▸ **INFORMATION PROVIDED**:
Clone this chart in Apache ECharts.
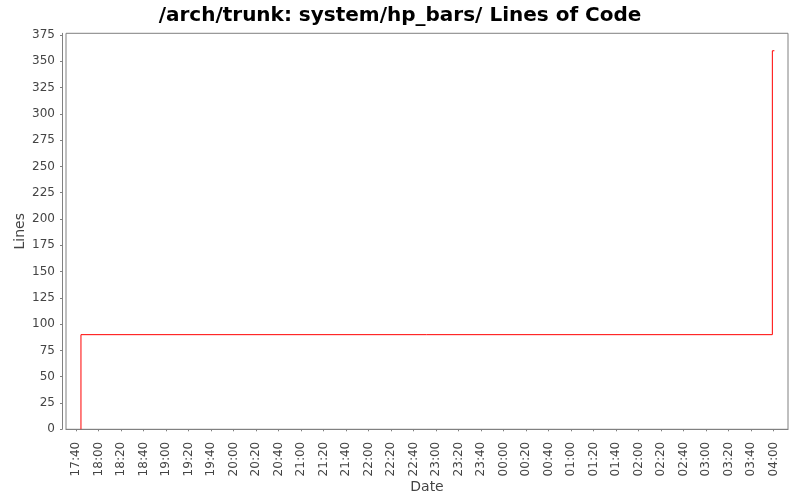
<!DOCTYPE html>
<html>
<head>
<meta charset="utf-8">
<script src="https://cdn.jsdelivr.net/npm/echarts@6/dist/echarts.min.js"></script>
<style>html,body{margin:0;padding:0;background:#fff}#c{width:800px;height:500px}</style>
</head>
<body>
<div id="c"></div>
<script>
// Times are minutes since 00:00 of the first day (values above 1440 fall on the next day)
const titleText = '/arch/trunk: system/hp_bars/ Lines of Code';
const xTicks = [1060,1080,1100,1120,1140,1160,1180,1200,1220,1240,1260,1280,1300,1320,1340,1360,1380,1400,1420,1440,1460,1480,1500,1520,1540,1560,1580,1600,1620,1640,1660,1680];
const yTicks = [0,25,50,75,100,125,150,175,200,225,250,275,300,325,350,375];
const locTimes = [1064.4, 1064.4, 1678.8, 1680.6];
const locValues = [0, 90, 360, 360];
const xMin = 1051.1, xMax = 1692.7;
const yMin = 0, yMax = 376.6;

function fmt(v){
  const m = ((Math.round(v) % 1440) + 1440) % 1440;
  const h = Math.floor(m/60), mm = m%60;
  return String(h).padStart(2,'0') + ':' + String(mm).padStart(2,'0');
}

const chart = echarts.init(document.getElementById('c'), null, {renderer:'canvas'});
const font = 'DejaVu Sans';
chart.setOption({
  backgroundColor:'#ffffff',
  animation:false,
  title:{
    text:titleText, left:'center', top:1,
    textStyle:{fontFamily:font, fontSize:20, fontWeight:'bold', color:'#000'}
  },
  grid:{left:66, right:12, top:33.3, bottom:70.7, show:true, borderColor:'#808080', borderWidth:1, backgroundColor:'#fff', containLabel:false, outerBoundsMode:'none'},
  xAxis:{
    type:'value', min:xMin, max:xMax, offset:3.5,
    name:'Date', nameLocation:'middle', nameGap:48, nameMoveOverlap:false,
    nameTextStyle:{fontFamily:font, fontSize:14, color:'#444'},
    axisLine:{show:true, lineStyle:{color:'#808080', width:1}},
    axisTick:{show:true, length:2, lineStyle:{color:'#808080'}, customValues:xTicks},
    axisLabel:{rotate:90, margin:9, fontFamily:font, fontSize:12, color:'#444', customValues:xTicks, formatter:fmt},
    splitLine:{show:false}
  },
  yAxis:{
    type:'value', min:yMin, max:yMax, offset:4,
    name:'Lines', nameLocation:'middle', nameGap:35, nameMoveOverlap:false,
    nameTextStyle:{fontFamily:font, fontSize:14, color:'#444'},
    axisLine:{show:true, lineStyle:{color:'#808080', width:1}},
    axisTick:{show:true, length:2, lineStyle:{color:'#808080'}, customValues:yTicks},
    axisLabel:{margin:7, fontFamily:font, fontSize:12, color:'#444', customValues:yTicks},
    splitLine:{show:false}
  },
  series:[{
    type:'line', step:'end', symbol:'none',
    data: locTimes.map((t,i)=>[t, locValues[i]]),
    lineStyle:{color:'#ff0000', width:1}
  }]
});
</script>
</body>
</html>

▸ **TASK TO CARRY OUT**:
Exactly as written, return every line of the listing, but not the pictures.

▸ **THE SOLUTION**:
Clone this chart in Apache ECharts.
<!DOCTYPE html>
<html>
<head>
<meta charset="utf-8">
<script src="https://cdn.jsdelivr.net/npm/echarts@6/dist/echarts.min.js"></script>
<style>html,body{margin:0;padding:0;background:#fff}#c{width:800px;height:500px}</style>
</head>
<body>
<div id="c"></div>
<script>
// Times are minutes since 00:00 of the first day (values above 1440 fall on the next day)
const titleText = '/arch/trunk: system/hp_bars/ Lines of Code';
const xTicks = [1060,1080,1100,1120,1140,1160,1180,1200,1220,1240,1260,1280,1300,1320,1340,1360,1380,1400,1420,1440,1460,1480,1500,1520,1540,1560,1580,1600,1620,1640,1660,1680];
const yTicks = [0,25,50,75,100,125,150,175,200,225,250,275,300,325,350,375];
const locTimes = [1064.4, 1064.4, 1678.8, 1680.6];
const locValues = [0, 90, 360, 360];
const xMin = 1051.1, xMax = 1692.7;
const yMin = 0, yMax = 376.6;

function fmt(v){
  const m = ((Math.round(v) % 1440) + 1440) % 1440;
  const h = Math.floor(m/60), mm = m%60;
  return String(h).padStart(2,'0') + ':' + String(mm).padStart(2,'0');
}

const chart = echarts.init(document.getElementById('c'), null, {renderer:'canvas'});
const font = 'DejaVu Sans';
chart.setOption({
  backgroundColor:'#ffffff',
  animation:false,
  title:{
    text:titleText, left:'center', top:1,
    textStyle:{fontFamily:font, fontSize:20, fontWeight:'bold', color:'#000'}
  },
  grid:{left:66, right:12, top:33.3, bottom:70.7, show:true, borderColor:'#808080', borderWidth:1, backgroundColor:'#fff', containLabel:false, outerBoundsMode:'none'},
  xAxis:{
    type:'value', min:xMin, max:xMax, offset:3.5,
    name:'Date', nameLocation:'middle', nameGap:48, nameMoveOverlap:false,
    nameTextStyle:{fontFamily:font, fontSize:14, color:'#444'},
    axisLine:{show:true, lineStyle:{color:'#808080', width:1}},
    axisTick:{show:true, length:2, lineStyle:{color:'#808080'}, customValues:xTicks},
    axisLabel:{rotate:90, margin:9, fontFamily:font, fontSize:12, color:'#444', customValues:xTicks, formatter:fmt},
    splitLine:{show:false}
  },
  yAxis:{
    type:'value', min:yMin, max:yMax, offset:4,
    name:'Lines', nameLocation:'middle', nameGap:35, nameMoveOverlap:false,
    nameTextStyle:{fontFamily:font, fontSize:14, color:'#444'},
    axisLine:{show:true, lineStyle:{color:'#808080', width:1}},
    axisTick:{show:true, length:2, lineStyle:{color:'#808080'}, customValues:yTicks},
    axisLabel:{margin:7, fontFamily:font, fontSize:12, color:'#444', customValues:yTicks},
    splitLine:{show:false}
  },
  series:[{
    type:'line', step:'end', symbol:'none',
    data: locTimes.map((t,i)=>[t, locValues[i]]),
    lineStyle:{color:'#ff0000', width:1}
  }]
});
</script>
</body>
</html>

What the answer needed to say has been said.